Boys are often unfairly maligned.  All of us, no matter what age.  Shiftless.  Lazy.  Indolent.  My favorite is indolent.  Anyhow, in these days and times when video games and I-Pods consecrate the hours for younger men, one may feel that there is no further hope for a hardy outdoorish life.  What Herbert Hoover I think would have called "rugged individualism".  Particularly if you have a father like me.

So, when the Irish Redhead decided it was time to replace part of the fence encompassing our back yard, and a rather menacing pile of boards showed up in the driveway, it was decided that I would harness the unlimited, if somewhat inertia-laden, energy of my son the Future Rock Star and his two best pals that are usually around on Saturdays. You know, teach them some "man-skills".  Luckily, my father-in-law lives with us and he actually KNOWS how to do things like hang fences.

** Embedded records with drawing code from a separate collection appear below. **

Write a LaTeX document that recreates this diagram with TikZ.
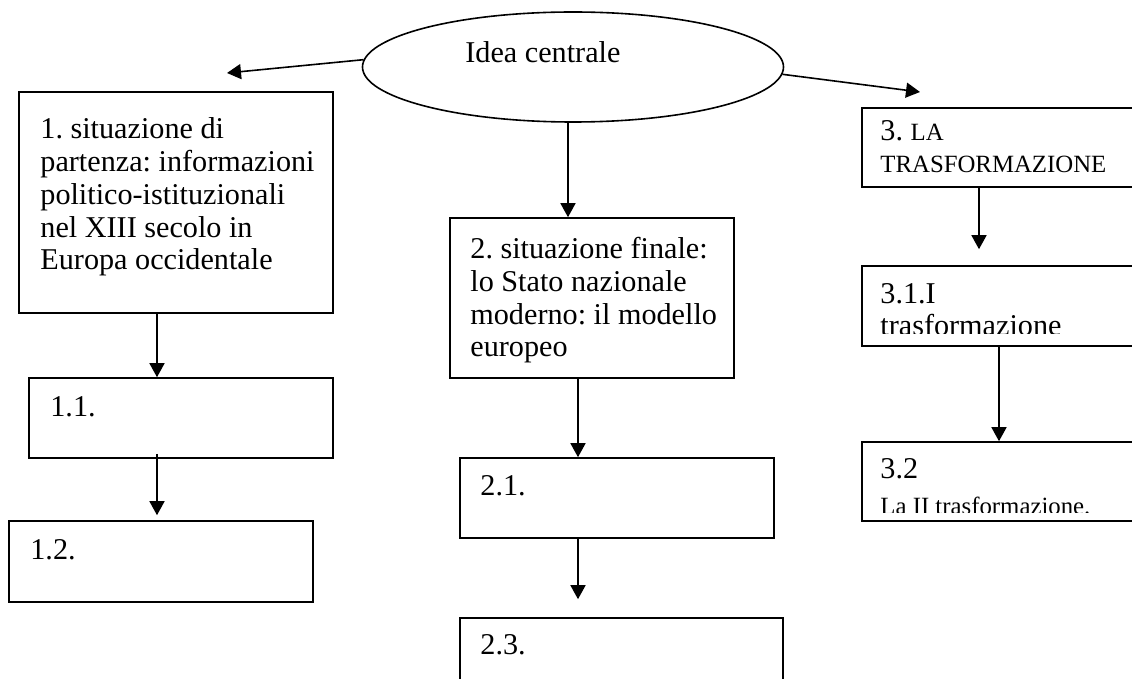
\documentclass[tikz,border=0pt]{standalone}
\usepackage{fontspec}
\setmainfont{Liberation Serif}
\usetikzlibrary{arrows.meta,shapes.geometric}
\frenchspacing

\tikzset{
  box/.style={draw, line width=0.8pt, inner sep=0pt},
  txt/.style={anchor=base west, align=left, inner sep=0pt, font=\fontsize{15.1}{16.4}\selectfont},
  arr/.style={line width=0.8pt, -{Triangle[length=7pt,width=7.5pt]}}
}
\newcommand{\smalltxt}{\fontsize{12.4}{15}\selectfont}

\begin{document}
\begin{tikzpicture}[x=0.5pt,y=-0.5pt]

\clip (0,0) rectangle (1132,679);
\fill[white] (0,0) rectangle (1132,679);

% idea centrale
\node[box, ellipse, minimum width=210.5pt, minimum height=55pt] (idea) at (573,67) {};
\node[txt] (ideat) at (465,63) {Idea centrale};

\coordinate (sx) at (227,73);
\coordinate (dx) at (920,92);

% colonna 1
\node[box, minimum width=157pt, minimum height=110.5pt] (s1) at (176,202.5) {};
\node[box, minimum width=152pt, minimum height=40pt] (s11) at (181,418) {};
\node[box, minimum width=152pt, minimum height=40.5pt] (s12) at (161,561.5) {};

\node[txt] (s1t) at (40,270) {1. situazione di\\partenza: informazioni\\politico-istituzionali\\nel XIII secolo in\\Europa occidentale};
\node[txt] (s11t) at (50,417) {1.1.};
\node[txt] (s12t) at (30,560) {1.2.};

% colonna 2
\node[box, minimum width=142pt, minimum height=80pt] (s2) at (592,298) {};
\node[box, minimum width=157pt, minimum height=40pt] (s21) at (617,498) {};
\node[box, minimum width=161.5pt, minimum height=40pt] (s23) at (621.5,658) {};

\node[txt] (s2t) at (470,357) {2. situazione finale:\\lo Stato nazionale\\moderno: il modello\\europeo};
\node[txt] (s21t) at (480,496) {2.1.};
\node[txt] (s23t) at (480,655) {2.3.};

% colonna 3
\node[box, minimum width=157pt, minimum height=39.5pt] (s3) at (1019,147.5) {};
\node[box, minimum width=157pt, minimum height=40pt] (s31) at (1019,306) {};
\node[box, minimum width=157pt, minimum height=39.5pt] (s32) at (1019,481.5) {};

\node[txt] (s3t) at (880,173) {3. {\smalltxt LA}\\{\smalltxt TRASFORMAZIONE}};
\begin{scope}
\clip (862,266) rectangle (1132,334);
\node[txt] (s31t) at (880,336) {3.1.I\\trasformazione};
\end{scope}
\begin{scope}
\clip (862,442) rectangle (1132,513);
\node[txt] (s32t) at (880,515) {3.2\\[2pt]{\smalltxt La II trasformazione.}};
\end{scope}

% frecce
\draw[arr] (idea.178) -- (sx);
\draw[arr] (idea.-2) -- (dx);
\draw[arr] ([xshift=-2.5pt]idea.south) -- ([xshift=-12pt]s2.north);

\draw[arr] ([xshift=-9.5pt]s1.south) -- ([xshift=-12pt]s11.north);
\draw[arr] ([xshift=-12pt,yshift=2.5pt]s11.south) -- ([xshift=-2pt,yshift=2.5pt]s12.north);

\draw[arr] ([xshift=-7pt]s2.south) -- ([xshift=-19.5pt]s21.north);
\draw[arr, shorten >=9pt] ([xshift=-19.5pt]s21.south) -- ([xshift=-21.75pt]s23.north);

\draw[arr, shorten >=8pt] ([xshift=-20pt]s3.south) -- ([xshift=-20pt]s31.north);
\draw[arr] ([xshift=-10pt]s31.south) -- ([xshift=-10pt]s32.north);

\end{tikzpicture}
\end{document}
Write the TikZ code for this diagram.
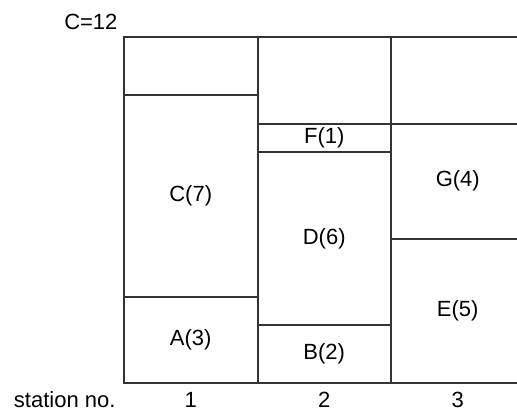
\documentclass[tikz,border=0pt]{standalone}
\usepackage{fontspec}
\setmainfont{Liberation Sans}
\usetikzlibrary{positioning}

\newcommand{\unitht}{28.83pt}
\newcommand{\colwd}{133.5pt}

\begin{document}
\begin{tikzpicture}[x=1pt,y=1pt,
    box/.style={draw=black!80, line width=2pt, outer sep=0pt, inner sep=0pt,
                minimum width=\colwd, font=\fontsize{22}{26}\selectfont},
    lbl/.style={font=\fontsize{22}{26}\selectfont}]
      \clip (-124,-31) rectangle (393,383);
      % station 1
      \node[box, minimum height=3*\unitht, anchor=south west] (A) at (0,0) {A(3)};
      \node[box, minimum height=7*\unitht, above=0pt of A] (C) {C(7)};
      \node[box, minimum height=2*\unitht, above=0pt of C] (idle1) {};
      % station 2
      \node[box, minimum height=2*\unitht, anchor=south west] (B) at (A.south east) {B(2)};
      \node[box, minimum height=6*\unitht, above=0pt of B] (D) {D(6)};
      \node[box, minimum height=1*\unitht, above=0pt of D] (F) {F(1)};
      \node[box, minimum height=3*\unitht, above=0pt of F] (idle2) {};
      % station 3
      \node[box, minimum height=5*\unitht, anchor=south west] (E) at (B.south east) {E(5)};
      \node[box, minimum height=4*\unitht, above=0pt of E] (G) {G(4)};
      \node[box, minimum height=3*\unitht, above=0pt of G] (idle3) {};
      % labels
      \node[lbl, anchor=base east] (cap) at (-3,353) {C=12};
      \node[lbl, anchor=base east] (station) at (-5,-25) {station no.};
      \foreach \col/\num in {A/1, B/2, E/3}
        \node[lbl, anchor=base] (no\num) at (\col.south |- station.base) {\num};
    \end{tikzpicture}
\end{document}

To be honest, I would have bet a million dollars that this experiment would fail.  I just couldn't see three, otherwise very nice, modern teen boys getting much out of this project or having any interest in it whatsoever.  But the great thing about boys like these is that they constantly surprise.  Not only were they interested in tearing down the boards, positioning the new ones, leveling them, and nailing them in place, they relished the work.  After a bit, they made it pretty clear to me that they had it in hand and the three of them did some very hefty work for a couple of hours pretty much on their own.  They were very proud of the result.  I could not have cared less about the fence, but I was supremely proud of them.  At the end, when I told them that, they sheepishly wandered off to slay multitudes of alien zombies on a television screen.

There is hope for boys.  Old and young.  Herbert would be very pleased.

Friday, March 9, 2012

Update


42 Days to go.  Money in hand. Hotel. A reservation for what some say is the best restaurant in the world. I won't believe it is happening until I get off the airplane in France.

Monday, March 5, 2012

Elvis Laughing



Long before it ended. In '69 when he was on top of his game. Elvis and the guys playing at the International Hotel in Las Vegas. Whitney's mom singing backup. Elvis and one fellow in particular would try and get each other to laugh during a show. Play gags. The crowds loved it. In this particular performance, Elvis tries to get the joke in first and ends up cracking himself up. Real laughing filled with warmth and the joy of great pals just fooling around. A man just where he is supposed to be. Doing just what he wanted to do at that moment. All Epics can take a lesson from this cut.

From back when it was all still fun.

Saturday, March 3, 2012

Fuzzy Photos From Great Bars


David Burke Townhouse, New York City, 2/29/12. A beautiful, tucked away spot on 62d Street.  When you can eat roasted Scottish game birds along with your rye-based Manhattan rather late on a cold, stormy night in the company of a great pal, what more do you really need?